Technical Paper: This paper presents an assessment of the performance of the LTE-based 5G Terrestrial Broadcast system, popularly known as 5G Broadcast

Abstract

In this paper, we assess the performance of the LTE-based 5G Terrestrial Broadcast system, popularly known as 5G Broadcast, for two realistic Single Frequency Networks: the UK’s HPHT digital terrestrial TV (DTT) network and an example LPLT network with a 5 km inter-site distance (ISD) assembled from all the UK cellular networks appearing in Ofcom’s Sitefinder. Using the UK Prediction Model (UKPM), we first calculate the network coverage for fixed rooftop, indoor, portable and mobile reception environments. The coverage results are then combined with physical layer simulations to calculate the expected system throughputs.

We provide tables of capacity for a wide set of modulation and coding schemes (MCS) and channel models that will be useful to the industry to map specific coverage predictions to throughputs provided by the 5G Broadcast physical layer radio interface.

Finally, we evaluate the performance improvements, considering both physical layer performance and system capacity, that the implementation of Hybrid Automatic Repeat reQuest (HARQ) based time-interleaving may provide.
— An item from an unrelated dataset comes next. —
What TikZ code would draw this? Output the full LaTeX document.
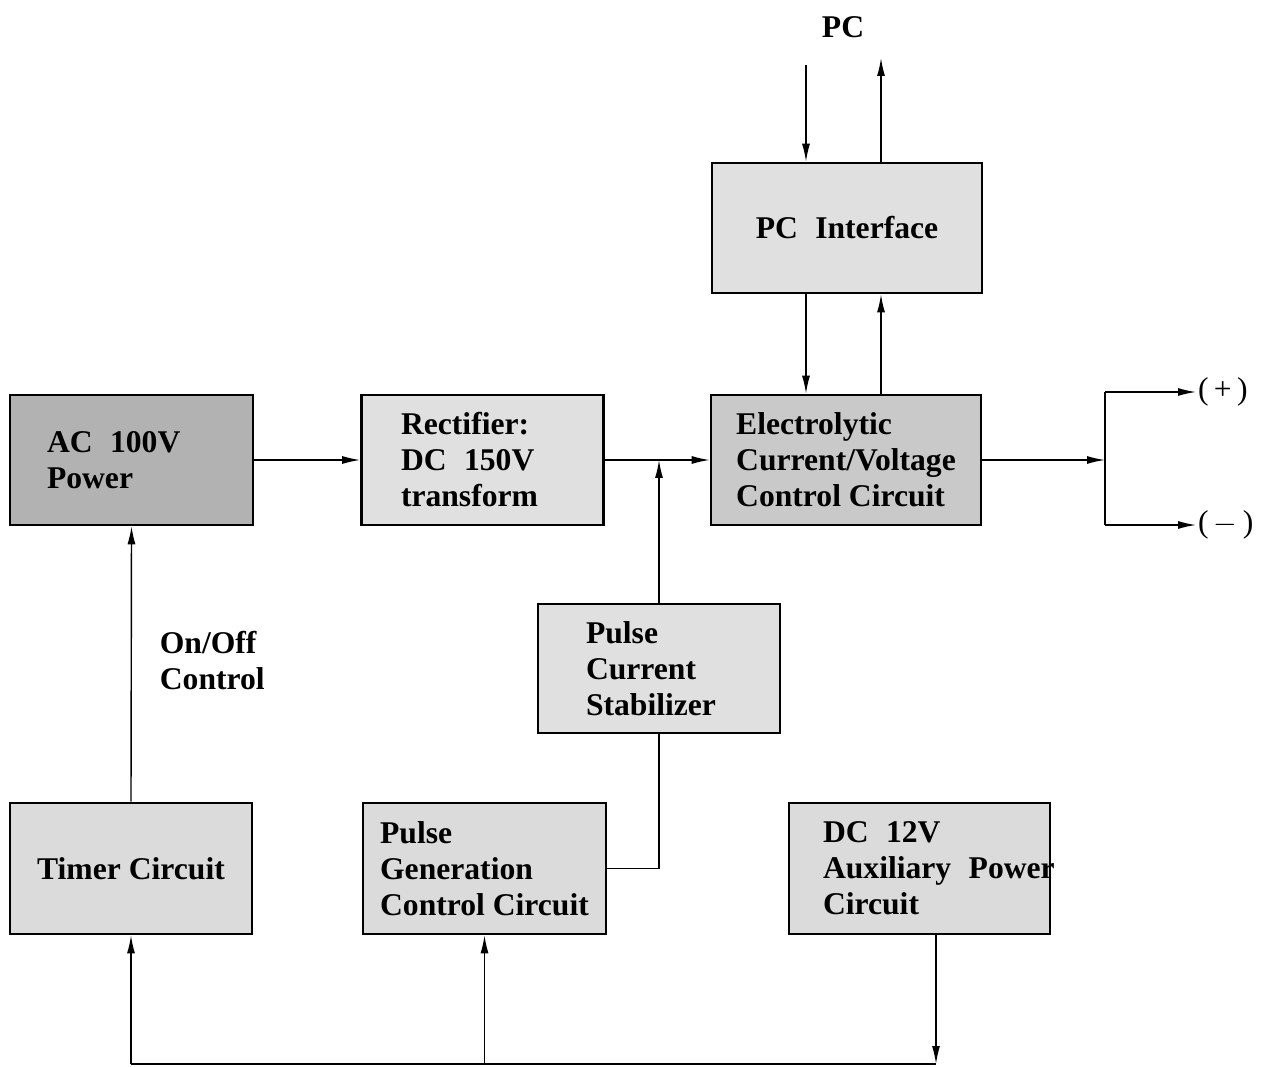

Our results verify the significant system capacity improvements of time-interleaving in realistic mobile scenarios that motivate its potential standardisation into the next releases of the 3GPP technical specifications.

Introduction

The 3rd Generation Partnership Project (3GPP) Release-16 specifies enhancements to the Long Term Evolution (LTE) evolved Multimedia Broadcast Multicast Service (eMBMS), popularly known as 5G Broadcast (1), to address the 5G requirements for dedicated broadcast networks, previously identified in 3GPP TR 38.913 (2):

• A 100 µs Cyclic Prefix (CP) for high mobility (i.e. 250 km/h) support in Low Power Low Tower (LPLT) Single Frequency Networks (SFN) networks, with inter-site distances (ISD) up to around 15 km;

• A 300 µs CP for the support of conventional SFN i.e. broadcast networks with HighPower High-Tower (HPHT) sites with ISD of 60 - 80km or more, targeting fixed rooftop reception; and

• A more robust Cell Acquisition Subframe (CAS) for reliable signal acquisition and synchronisation.

5G Broadcast allows SFN transmissions with 100% of the resources allocated to broadcast capacity and supports receive-only mode (ROM) devices, i.e. without uplink capabilities1 (1).

In this paper, we focus on the performance of the Physical Multicast Channel (PMCH) for dedicated broadcast carriers for the numerologies shown in Table 1, where TCP is the duration of the CP (or guard interval), TU the active symbol period, and TEI the receiver’s channel equalisation interval (EI) (3). The performance of the CAS is not addressed in this paper.